Task requirements =>
Please list all lines of the material below in which the string "this" occurs.
=== Data supplied ===
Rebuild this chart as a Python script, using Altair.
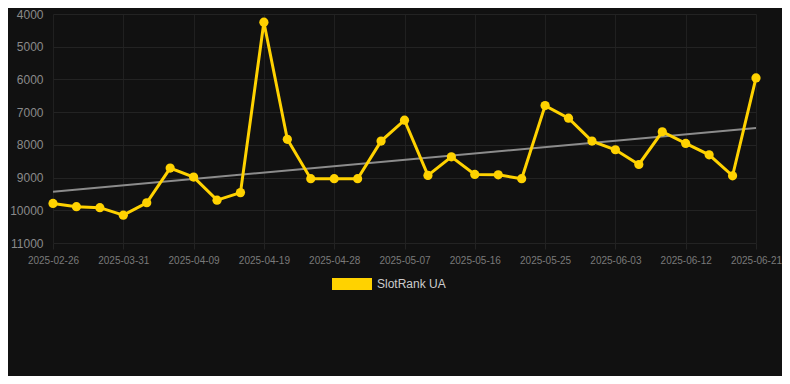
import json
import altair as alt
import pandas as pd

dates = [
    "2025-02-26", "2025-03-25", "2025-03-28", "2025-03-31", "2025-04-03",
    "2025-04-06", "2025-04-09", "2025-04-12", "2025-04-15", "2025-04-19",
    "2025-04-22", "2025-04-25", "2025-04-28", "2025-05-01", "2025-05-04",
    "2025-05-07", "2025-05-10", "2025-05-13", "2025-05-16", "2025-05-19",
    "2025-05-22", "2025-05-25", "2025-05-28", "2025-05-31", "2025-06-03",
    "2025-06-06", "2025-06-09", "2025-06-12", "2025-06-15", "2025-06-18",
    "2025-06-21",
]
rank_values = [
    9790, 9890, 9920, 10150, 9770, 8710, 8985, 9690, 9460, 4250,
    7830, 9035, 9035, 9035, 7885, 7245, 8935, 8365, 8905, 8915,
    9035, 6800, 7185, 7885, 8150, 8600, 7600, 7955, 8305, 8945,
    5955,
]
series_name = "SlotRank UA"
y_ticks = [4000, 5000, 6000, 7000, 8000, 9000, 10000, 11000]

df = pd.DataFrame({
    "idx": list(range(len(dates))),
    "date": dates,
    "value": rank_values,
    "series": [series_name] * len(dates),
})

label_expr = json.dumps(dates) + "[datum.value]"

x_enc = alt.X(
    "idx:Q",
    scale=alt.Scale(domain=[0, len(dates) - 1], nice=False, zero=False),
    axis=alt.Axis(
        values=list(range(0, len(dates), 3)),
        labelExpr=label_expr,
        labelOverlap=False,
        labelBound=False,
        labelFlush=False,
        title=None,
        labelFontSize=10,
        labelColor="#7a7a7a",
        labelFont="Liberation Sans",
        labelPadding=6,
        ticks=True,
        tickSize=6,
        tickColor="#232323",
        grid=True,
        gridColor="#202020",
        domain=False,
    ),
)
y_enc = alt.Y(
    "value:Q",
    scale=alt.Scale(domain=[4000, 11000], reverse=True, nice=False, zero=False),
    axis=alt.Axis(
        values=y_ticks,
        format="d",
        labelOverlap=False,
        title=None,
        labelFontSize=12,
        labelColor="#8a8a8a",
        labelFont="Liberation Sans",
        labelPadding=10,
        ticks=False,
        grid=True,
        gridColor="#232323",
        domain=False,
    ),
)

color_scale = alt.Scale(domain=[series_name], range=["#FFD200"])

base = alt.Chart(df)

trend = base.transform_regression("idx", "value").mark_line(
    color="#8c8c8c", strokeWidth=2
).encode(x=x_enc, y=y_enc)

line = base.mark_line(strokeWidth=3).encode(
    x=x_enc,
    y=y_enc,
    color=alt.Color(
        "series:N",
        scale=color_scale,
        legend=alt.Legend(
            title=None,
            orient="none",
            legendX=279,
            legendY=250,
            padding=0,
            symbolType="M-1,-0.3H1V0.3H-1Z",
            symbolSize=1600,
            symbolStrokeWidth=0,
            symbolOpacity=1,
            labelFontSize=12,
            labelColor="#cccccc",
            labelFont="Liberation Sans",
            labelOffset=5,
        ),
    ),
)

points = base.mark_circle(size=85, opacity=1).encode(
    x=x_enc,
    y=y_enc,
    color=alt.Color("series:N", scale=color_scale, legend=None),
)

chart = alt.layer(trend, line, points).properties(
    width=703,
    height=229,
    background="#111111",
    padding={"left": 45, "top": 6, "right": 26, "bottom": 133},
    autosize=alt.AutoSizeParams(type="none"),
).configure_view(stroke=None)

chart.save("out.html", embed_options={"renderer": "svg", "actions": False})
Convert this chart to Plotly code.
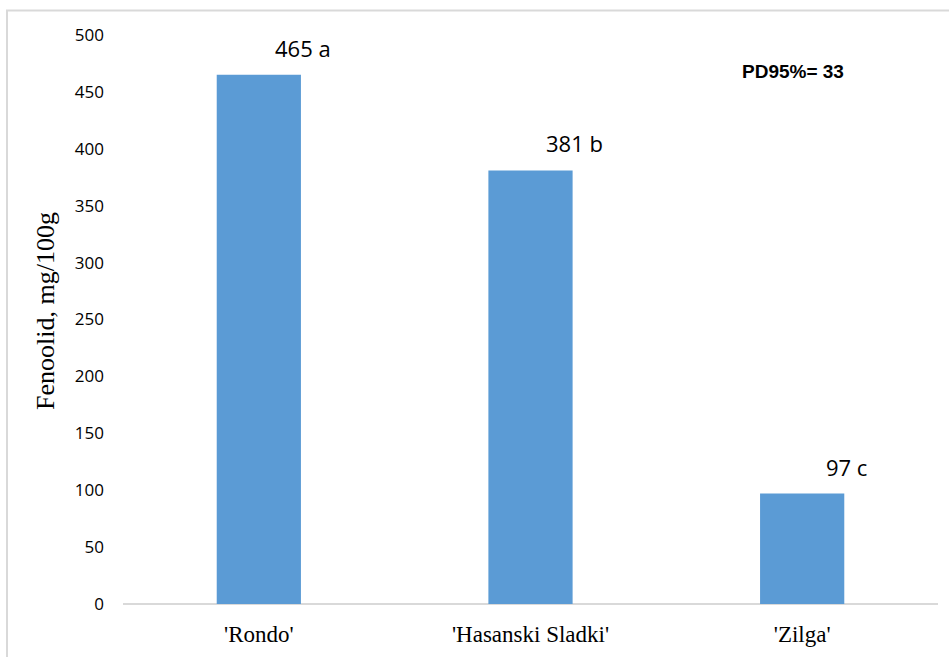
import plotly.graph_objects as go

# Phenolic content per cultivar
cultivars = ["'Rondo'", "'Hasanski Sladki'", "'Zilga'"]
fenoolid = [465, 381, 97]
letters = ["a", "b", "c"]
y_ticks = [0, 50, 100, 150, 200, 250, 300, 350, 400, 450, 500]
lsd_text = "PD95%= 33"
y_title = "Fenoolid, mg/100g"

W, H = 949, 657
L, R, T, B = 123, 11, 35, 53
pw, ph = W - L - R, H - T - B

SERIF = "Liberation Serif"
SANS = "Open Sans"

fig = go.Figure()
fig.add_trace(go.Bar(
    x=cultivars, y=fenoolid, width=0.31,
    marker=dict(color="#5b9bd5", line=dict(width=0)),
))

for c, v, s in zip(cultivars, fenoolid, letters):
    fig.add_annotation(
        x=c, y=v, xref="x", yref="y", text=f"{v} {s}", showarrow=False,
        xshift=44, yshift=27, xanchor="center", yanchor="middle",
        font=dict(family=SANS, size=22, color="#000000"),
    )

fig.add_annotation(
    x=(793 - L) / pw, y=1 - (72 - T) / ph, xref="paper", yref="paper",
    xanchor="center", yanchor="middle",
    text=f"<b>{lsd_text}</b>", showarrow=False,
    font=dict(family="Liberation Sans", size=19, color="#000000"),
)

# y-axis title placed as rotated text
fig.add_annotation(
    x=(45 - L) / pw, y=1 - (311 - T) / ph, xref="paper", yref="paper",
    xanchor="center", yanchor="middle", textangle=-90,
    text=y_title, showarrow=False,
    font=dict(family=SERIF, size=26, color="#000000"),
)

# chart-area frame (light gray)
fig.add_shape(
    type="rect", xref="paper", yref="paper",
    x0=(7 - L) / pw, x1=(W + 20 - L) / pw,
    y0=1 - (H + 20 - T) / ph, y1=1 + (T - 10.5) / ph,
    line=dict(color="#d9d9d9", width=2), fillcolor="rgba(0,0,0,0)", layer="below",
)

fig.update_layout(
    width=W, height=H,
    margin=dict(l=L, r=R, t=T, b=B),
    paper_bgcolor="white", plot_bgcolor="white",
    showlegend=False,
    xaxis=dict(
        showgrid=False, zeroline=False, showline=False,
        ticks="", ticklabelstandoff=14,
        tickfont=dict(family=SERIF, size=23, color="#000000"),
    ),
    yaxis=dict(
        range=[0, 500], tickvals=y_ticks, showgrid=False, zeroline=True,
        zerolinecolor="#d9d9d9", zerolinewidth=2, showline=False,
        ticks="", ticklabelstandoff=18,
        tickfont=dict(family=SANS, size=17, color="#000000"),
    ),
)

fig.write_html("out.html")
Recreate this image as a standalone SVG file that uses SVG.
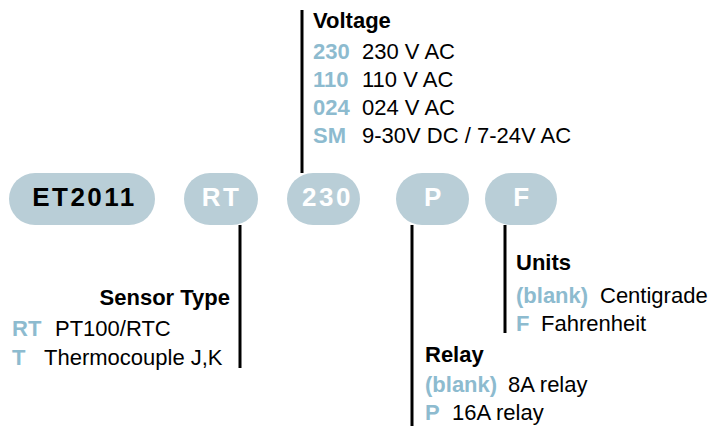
===
=== Data supplied ===
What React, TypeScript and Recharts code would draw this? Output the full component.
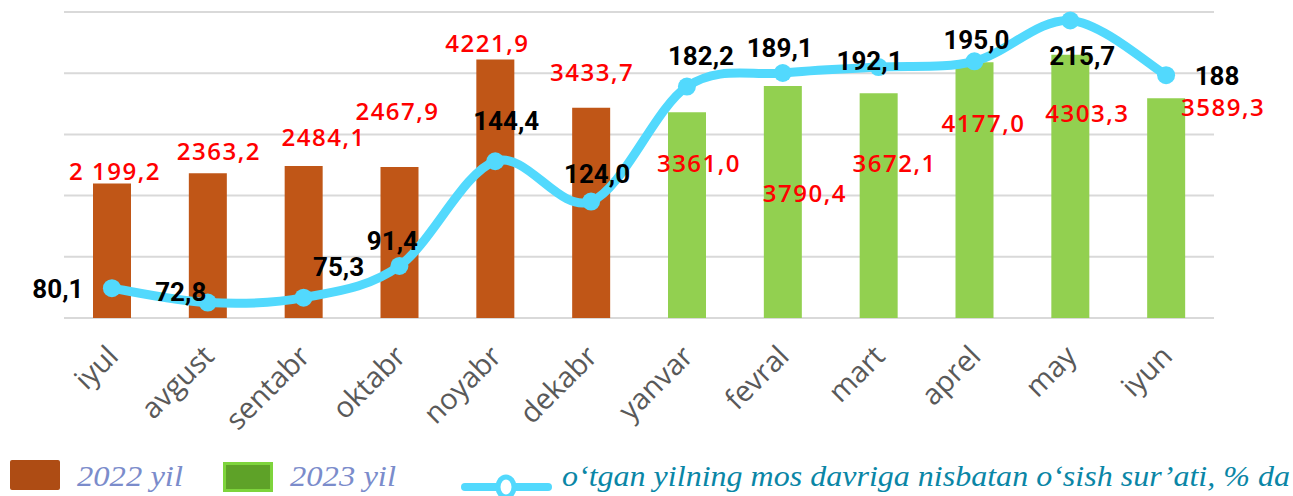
===
Task answer =>
Rebuild this chart as a Python script, using Altair.
Convert this chart to Plotly code.
Recreate this image as a standalone SVG file that uses SVG.
What React, TypeScript and Recharts code would draw this? Output the full component.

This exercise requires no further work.